The principal remedies in respect of real property are provided by Section 14 of TOLATA: these are a declaration as to the parties’ respective beneficial interests and an order for sale of the property. In respect of the latter the court does have some discretion; the matters to which the court is to have regard are set out in Section 15 of the Act and include the welfare of any minor who occupies or might reasonably be expected to occupy the property as their home. In most cases where there is no child of the relationship there will be no reason for the court to exercise its discretion to refuse an immediate order for sale. Where there is a child of the relationship it is likely that one or other parent will make an application in the Family Court under Schedule 1 to the Children Act, in which case any application for an order for sale is likely to be adjourned pending determination of the Children Act application.
Claims are issued in the County Court using either Part 8 or Part 7 of the Civil Procedure Rules. In all cases where there are likely to be significant issues of fact, Part 7 procedure must be used, which requires proper pleadings and disclosure before proceeding to trial. In other cases, the simplified Part8 procedure can be used so that the case proceeds straight to witness statements and can be dealt with relatively quickly at a hearing before a District Judge. Regardless of the complexity of the case, parties must exchange pre-action protocol letters before any claim is issued. As with all civil litigation the parties must actively consider all forms of alternative dispute resolution, particularly mediation, failing which there may be adverse costs consequences for any party unreasonably refusing to engage.
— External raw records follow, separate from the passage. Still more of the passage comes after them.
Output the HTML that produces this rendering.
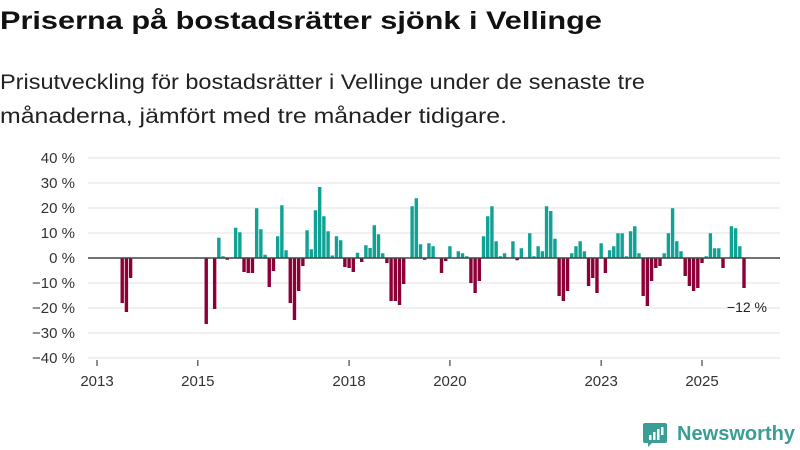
<!DOCTYPE html>
<html><head><meta charset="utf-8"><style>
body{margin:0;background:#fff;}
svg{display:block;font-family:"Liberation Sans",sans-serif;}
</style></head><body>
<svg id="chart" width="800" height="450" viewBox="0 0 800 450">
<text x="0" y="29" font-size="25" font-weight="bold" fill="#111" textLength="602" lengthAdjust="spacingAndGlyphs">Priserna på bostadsrätter sjönk i Vellinge</text>
<text x="0" y="89" font-size="21" fill="#222" textLength="645" lengthAdjust="spacingAndGlyphs">Prisutveckling för bostadsrätter i Vellinge under de senaste tre</text>
<text x="0" y="123" font-size="21" fill="#222" textLength="507" lengthAdjust="spacingAndGlyphs">månaderna, jämfört med tre månader tidigare.</text>
<g id="grid"></g><g id="bars"></g><g id="axes"></g>
<text x="767" y="312" font-size="14" fill="#222" text-anchor="end">−12 %</text>
<g>
<path d="M645 423 h20 a2 2 0 0 1 2 2 v16 a2 2 0 0 1 -2 2 h-13 l-4 4 v-4 h-3 a2 2 0 0 1 -2 -2 v-16 a2 2 0 0 1 2 -2z" fill="#3a9e95"/>
<rect x="649" y="435" width="2.5" height="5" fill="#fff"/><rect x="653" y="432" width="2.5" height="8" fill="#fff"/><rect x="657" y="429" width="2.5" height="11" fill="#fff"/><rect x="661" y="427" width="2.5" height="8" fill="#fff"/>
<text x="677" y="440" font-size="20" font-weight="bold" fill="#3a9e95" textLength="118" lengthAdjust="spacingAndGlyphs">Newsworthy</text>
</g>
</svg>
<script>
const yTicks=[40,30,20,10,0,-10,-20,-30,-40];
const yearLabels=["2013","2015","2018","2020","2023","2025"];
const yearTickMonths=[0,24,60,84,120,144];
const startYear=2013;
const values=[null,null,null,null,null,null,-18,-21.6,-8,null,null,null,null,null,null,null,null,null,null,null,null,null,null,null,null,null,
-26.4,null,-20.4,8.1,0.7,-0.7,null,12.1,10.3,-5.6,-6,-6,19.9,11.5,1.3,-11.6,-5.2,8.7,21.1,3.1,-18,-24.8,-13.2,-3.2,11.1,3.5,19.1,28.4,16.7,
10.7,1,8.7,7.1,-3.6,-4,-5.6,2.1,-1.6,5.1,4,13.1,9.5,1.9,-2,-17.2,-17.2,-18.8,-10.4,null,20.7,23.9,5.5,-0.7,5.9,4.7,null,-6,-1.2,4.7,null,
2.7,1.9,0.7,-10,-14,-9.2,8.7,16.7,20.7,6.7,0.7,1.9,null,6.7,-0.9,3.9,null,9.9,0.7,4.7,2.7,20.7,18.8,7.7,
-15.2,-17.2,-13.2,1.9,4.7,6.7,2.7,-11.2,-8,-14,5.9,-6,3.1,4.7,9.9,9.9,0.7,10.7,12.7,1.9,-15.2,-19.2,-9.2,-4,-3.2,1.9,9.9,19.9,6.7,2.7,
-7.2,-11.2,-13.2,-12,-2,0.7,9.9,3.9,3.9,-4,null,12.7,11.9,4.7,-12];
const NS="http://www.w3.org/2000/svg";
const x=m=>97+m*(605/144);
const y=v=>258-v*2.5;
function mk(tag,attrs,parent){const e=document.createElementNS(NS,tag);for(const k in attrs)e.setAttribute(k,attrs[k]);parent.appendChild(e);return e;}
const grid=document.getElementById('grid'),bars=document.getElementById('bars'),axes=document.getElementById('axes');
yTicks.forEach(t=>{
 if(t!==0){const l=mk('line',{x1:88,x2:780,y1:y(t),y2:y(t),stroke:'#e0e0e0','stroke-width':1},grid);
 
 }
 const tx=mk('text',{x:75,y:y(t)+5,'font-size':15,fill:'#333','text-anchor':'end'},axes);
 tx.textContent=(t<0?'−'+(-t):t)+' %';
 
 
});
values.forEach((v,i)=>{
 if(v===null)return;
 const r=mk('rect',{x:x(i)-1.7,width:3.4,y:Math.min(y(v),y(0)),height:Math.abs(y(v)-y(0)),fill:v>=0?'#0fa295':'#8c0037'},bars);
 
 
});
const z=mk('line',{x1:88,x2:780,y1:y(0),y2:y(0),stroke:'#444','stroke-width':1.6},axes);


yearLabels.forEach((lab,i)=>{
 const m=yearTickMonths[i];
 const tk=mk('line',{x1:x(m),x2:x(m),y1:360,y2:366,stroke:'#444','stroke-width':1.2},axes);
 
 
 const t=mk('text',{x:x(m),y:386,'font-size':15,fill:'#333','text-anchor':'middle'},axes);
 t.textContent=lab;
 
 
});
</script>
</body></html>
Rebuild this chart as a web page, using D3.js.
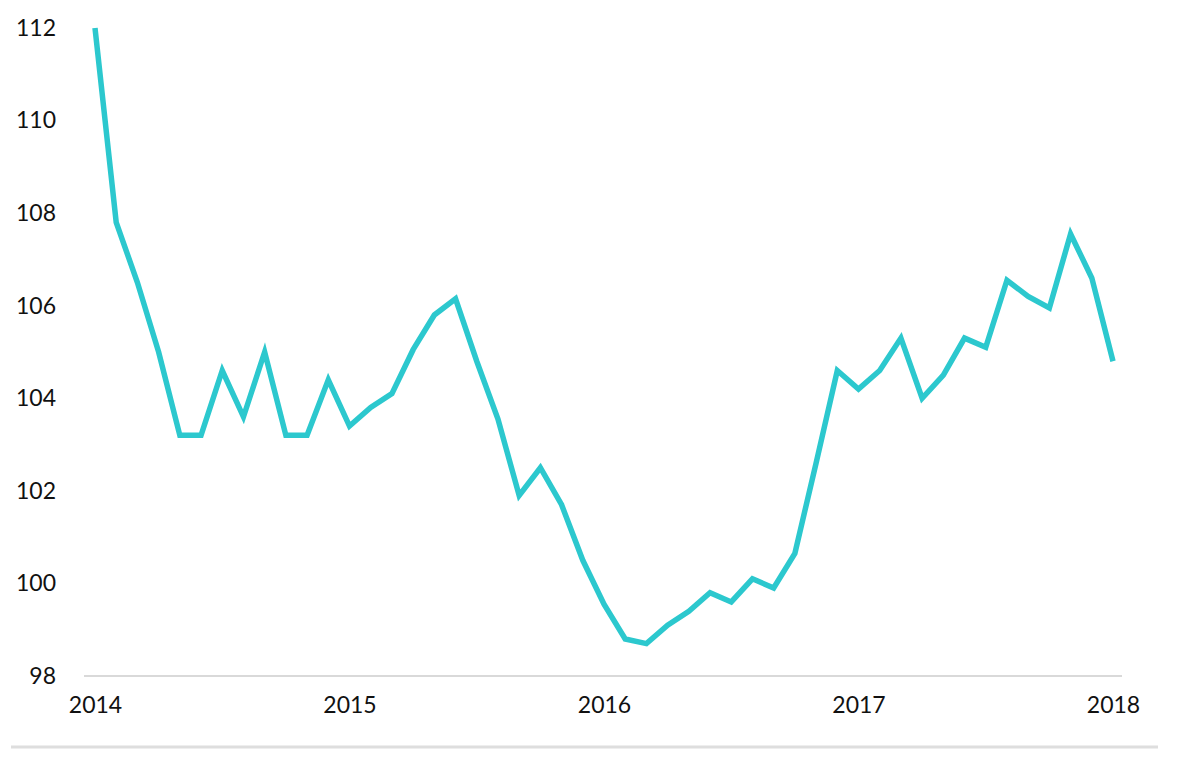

In summary, there is no requirement of fairness or any other discretionary factor in determining how to divide the assets of a separated couple who were never married to each other, with the slight exception that different considerations can arise where there is a child of the relationship. Even in that circumstance, the courts have no power to permanently deprive a party of his or her property rights in favour of the other party. In this sense, cohabitation remains a very different proposition to marriage, notwithstanding that it is now the choice of an ever-increasing proportion of families.